The questions are always the same, Who’s dominating this year? How do you guys feel going into the big game? What are you doing to prepare? And the answers are just as high and philosophic: 1.) we are 2.) confident and 3.) focusing on the game. Same answers every single time. There is no change in the way they answer the same monotonous inquiries. It is simply a different player in a different jersey on a different day.

The frenzied hysteria approaching the big game is worth millions and millions of dollars in advertising, television airtime, big game paraphernalia, not to mention the tickets themselves. Which, of course, depends on the tickets you are referring to: the pre-game, game or post-game festivities.

Just think how much better off we are investing so much into the big game. I cannot remember which teams played last year. But I can tell you what I ate that night. I cannot tell you if T.O. was reinjured, but I could tell you at who’s house we were watching him. I will not be able to recall the score, but I will jump up and exclaim it was ME! who scored a triple Yahtzee during halftime.

It is not so much the big game that we crave, rather the anticipation buried beneath the drone of computers and too-long workdays and our own boredom. In the anticipation, we find others also gathered helplessly hoping for camaraderie, community and connectedness. It is refreshing to have a delicate pat on the bottom in the spirit of anticipation.

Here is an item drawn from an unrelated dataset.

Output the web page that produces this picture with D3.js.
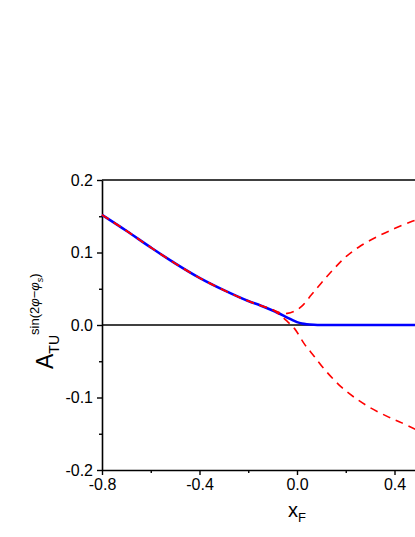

Hey Mr. Overpaid sports guy? It does not matter who wins. The world does not depend on the spread. We forget the scores tomorrow. We only care that there is a game. The significant event comes in laughing around a bowl of chips, sending e-mails to the gang about Chris falling into the coffee table while re-enacting the big catch and the heart-to-heart in the other room that had nothing to do with any game anywhere.

The big game simply reveals our natural need to be together. If it were not the big game, it would have to be something. All kinds of people, some with criminal backgrounds, some with sordid sexual histories, they all gather around the big game. Perhaps a birth or a wedding or an out-of-this-world baby in a manger. Something.

It stirs us to rally. It gets us to stand behind something. It gets some to just stand.